Key Idea: Every real-world measurement is an approximation. This topic teaches you to round correctly (to decimal places or significant figures), measure how wrong an approximation is (percentage error), and find the range of values a rounded number could represent (upper and lower bounds).

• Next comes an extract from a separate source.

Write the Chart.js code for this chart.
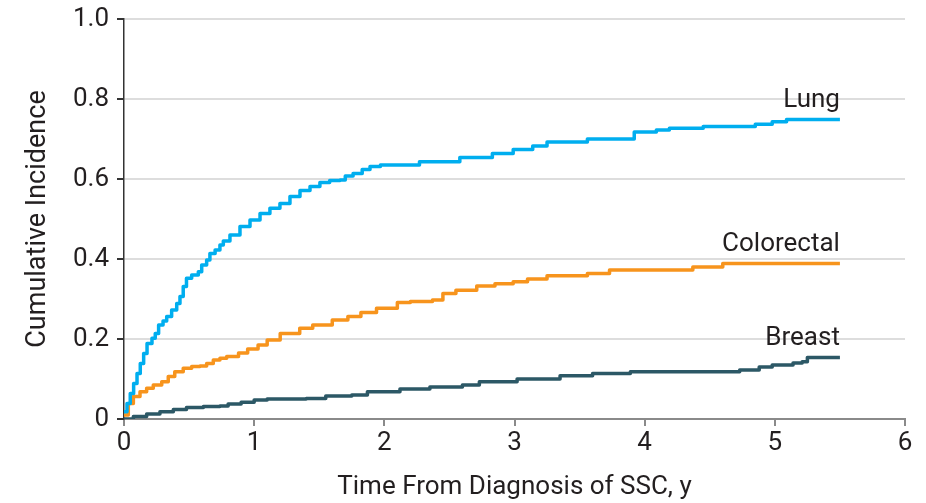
<!DOCTYPE html>
<html>
<head>
<meta charset="utf-8">
<script src="https://cdn.jsdelivr.net/npm/chart.js@4.4.1/dist/chart.umd.min.js"></script>
<style>
  html, body { margin: 0; padding: 0; background: #fff; }
  #wrap { width: 926px; height: 503px; }
</style>
</head>
<body>
<div id="wrap"><canvas id="incidenceChart"></canvas></div>
<script>
// time from diagnosis (years) and cumulative incidence
const lungTime = [0, 0.023, 0.048, 0.074, 0.1, 0.125, 0.151, 0.177, 0.215, 0.24, 0.266, 0.3, 0.328, 0.366, 0.405, 0.43, 0.455, 0.48, 0.52, 0.571, 0.597, 0.635, 0.66, 0.7, 0.737, 0.763, 0.814, 0.891, 0.968, 1.045, 1.121, 1.198, 1.275, 1.352, 1.429, 1.505, 1.58, 1.66, 1.7, 1.76, 1.83, 1.89, 1.97, 2.27, 2.58, 2.83, 2.99, 3.14, 3.25, 3.56, 3.92, 4.09, 4.19, 4.45, 4.85, 4.98, 5.09, 5.5];
const lungCI = [0.018, 0.039, 0.064, 0.089, 0.114, 0.139, 0.164, 0.189, 0.202, 0.214, 0.235, 0.245, 0.256, 0.2725, 0.289, 0.306, 0.331, 0.352, 0.36, 0.368, 0.385, 0.3975, 0.414, 0.4225, 0.435, 0.445, 0.46, 0.481, 0.4975, 0.514, 0.527, 0.539, 0.556, 0.571, 0.581, 0.591, 0.596, 0.5975, 0.6075, 0.614, 0.624, 0.631, 0.635, 0.643, 0.654, 0.664, 0.674, 0.6825, 0.6925, 0.7, 0.7175, 0.7225, 0.727, 0.731, 0.737, 0.743, 0.749, 0.749];

const colorectalTime = [0, 0.033, 0.072, 0.123, 0.174, 0.225, 0.29, 0.34, 0.39, 0.455, 0.52, 0.584, 0.635, 0.686, 0.737, 0.789, 0.88, 0.95, 1.03, 1.1, 1.2, 1.35, 1.45, 1.6, 1.72, 1.82, 1.94, 2.1, 2.2, 2.37, 2.45, 2.55, 2.71, 2.85, 2.99, 3.1, 3.25, 3.56, 3.73, 4.37, 4.6, 5.5];
const colorectalCI = [0.01, 0.039, 0.056, 0.068, 0.077, 0.085, 0.093, 0.106, 0.118, 0.127, 0.131, 0.1325, 0.139, 0.1475, 0.152, 0.156, 0.165, 0.175, 0.185, 0.1975, 0.214, 0.227, 0.235, 0.2475, 0.256, 0.266, 0.277, 0.291, 0.294, 0.2975, 0.314, 0.322, 0.3325, 0.338, 0.343, 0.35, 0.358, 0.364, 0.3725, 0.38, 0.389, 0.389];

const breastTime = [0, 0.072, 0.174, 0.276, 0.379, 0.48, 0.61, 0.737, 0.8, 0.9, 1.0, 1.1, 1.4, 1.55, 1.75, 1.87, 2.12, 2.35, 2.6, 2.73, 3.02, 3.35, 3.6, 3.89, 4.73, 4.88, 4.98, 5.14, 5.21, 5.25, 5.5];
const breastCI = [0, 0.006, 0.0125, 0.018, 0.024, 0.029, 0.031, 0.0325, 0.0375, 0.042, 0.0475, 0.05, 0.051, 0.0575, 0.06, 0.068, 0.075, 0.08, 0.085, 0.093, 0.1, 0.108, 0.114, 0.118, 0.1225, 0.13, 0.135, 0.14, 0.143, 0.154, 0.154];

const xTicks = [0, 1, 2, 3, 4, 5, 6];
const yTicks = [0, 0.2, 0.4, 0.6, 0.8, 1.0];

const FONT = "Roboto, 'Liberation Sans', sans-serif";
const TEXT = '#231f20';

function toPoints(times, values) {
  return times.map((t, i) => ({ x: t, y: values[i] }));
}

// draws the series name just above the end of each curve
const endLabels = {
  id: 'endLabels',
  afterDatasetsDraw(chart) {
    const ctx = chart.ctx;
    ctx.save();
    ctx.font = `26px ${FONT}`;
    ctx.fillStyle = TEXT;
    ctx.textAlign = 'right';
    ctx.textBaseline = 'alphabetic';
    chart.data.datasets.forEach((ds, i) => {
      const pts = chart.getDatasetMeta(i).data;
      const last = pts[pts.length - 1];
      ctx.fillText(ds.label, last.x, last.y - 12);
    });
    ctx.restore();
  }
};

const ctx = document.getElementById('incidenceChart').getContext('2d');

new Chart(ctx, {
  type: 'line',
  data: {
    datasets: [
      {
        label: 'Lung',
        data: toPoints(lungTime, lungCI),
        borderColor: '#00aeef',
        borderWidth: 3.5,
        borderJoinStyle: 'round',
        pointRadius: 0,
        stepped: true,
        fill: false
      },
      {
        label: 'Colorectal',
        data: toPoints(colorectalTime, colorectalCI),
        borderColor: '#f7941d',
        borderWidth: 3.5,
        borderJoinStyle: 'round',
        pointRadius: 0,
        stepped: true,
        fill: false
      },
      {
        label: 'Breast',
        data: toPoints(breastTime, breastCI),
        borderColor: '#2c5866',
        borderWidth: 3.5,
        borderJoinStyle: 'round',
        pointRadius: 0,
        stepped: true,
        fill: false
      }
    ]
  },
  options: {
    responsive: true,
    maintainAspectRatio: false,
    animation: false,
    layout: { padding: { top: 19, right: 21, left: 0, bottom: 0 } },
    plugins: {
      legend: { display: false },
      tooltip: { enabled: false }
    },
    scales: {
      x: {
        type: 'linear',
        min: 0,
        max: 6,
        afterBuildTicks: (axis) => { axis.ticks = xTicks.map(v => ({ value: v })); },
        ticks: { color: TEXT, font: { family: FONT, size: 26 }, padding: 2 },
        grid: { drawOnChartArea: false, color: '#8a8a8a', lineWidth: 2, tickLength: 7 },
        border: { color: '#8a8a8a', width: 2 },
        title: {
          display: true,
          text: 'Time From Diagnosis of SSC, y',
          color: TEXT,
          font: { family: FONT, size: 26 },
          padding: { top: 4, bottom: 0 }
        },
        afterFit: (axis) => {
          axis.height = 84;
          axis.paddingLeft = 0;
          axis.paddingRight = 0;
        }
      },
      y: {
        min: 0,
        max: 1,
        afterBuildTicks: (axis) => { axis.ticks = yTicks.map(v => ({ value: v })); },
        ticks: {
          color: TEXT,
          font: { family: FONT, size: 26 },
          padding: 8,
          callback: (v) => (v === 0 ? '0' : v.toFixed(1))
        },
        grid: { color: '#dddddd', lineWidth: 2, tickColor: '#333', tickLength: 7 },
        border: { color: '#333', width: 1.5 },
        title: {
          display: true,
          text: 'Cumulative Incidence',
          color: TEXT,
          font: { family: FONT, size: 27 },
          padding: { top: 22, bottom: 0 }
        },
        afterFit: (axis) => {
          axis.width = 124;
          axis.paddingTop = 0;
          axis.paddingBottom = 0;
        }
      }
    }
  },
  plugins: [endLabels]
});
</script>
</body>
</html>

Three things IB tests on this topic:
🎯 Rounding: d.p. vs s.f.
📐 Percentage error
Tip: Always divide by the exact (true) value vE — not the approximate one. Approx = 240, Exact = 256: ✓ ε = |240 − 256| ÷ 256 × 100 = 6.25% ✗ ε = |240 − 256| ÷ 240 × 100 = 6.67% ← wrong denominator
✏️ Worked examples
Round to significant figures
Round 0.048632 to 3 significant figures.
Step by step:
First significant figure: 4 (first non-zero digit)
2nd s.f.: 8, 3rd s.f.: 6
4th digit is 3 → do not round up
Answer: 0.0486
0.0486
Calculate percentage error
Estimated cost $240, actual cost $256. Find the percentage error.
Step by step:
vA = 240 (approximate), vE = 256 (exact)
ε = |240 − 256| ÷ 256 × 100
= 16 ÷ 256 × 100
= 6.25%
6.25%
Find bounds and max area
A box: length 15 cm, width 8 cm, each to the nearest cm. Find the maximum possible area.
Step by step:
Upper bound of length = 15.5 cm, upper bound of width = 8.5 cm
Maximum area = upper × upper = 15.5 × 8.5
= 131.75 cm²
Maximum area = 131.75 cm²
IB default: Give answers to 3 significant figures unless told otherwise. This applies after every GDC calculation. Percentage error: Identify the 'exact' or 'true' value — it goes in the denominator. The approximate value is what was estimated or measured. Bounds precision: The half-unit depends on the rounding used. Nearest cm → ±0.5 cm. Nearest 0.1 → ±0.05. Nearest 10 → ±5. Paper 1: Rounding questions are often 1–2 marks. Write clearly and show the digit you're rounding at.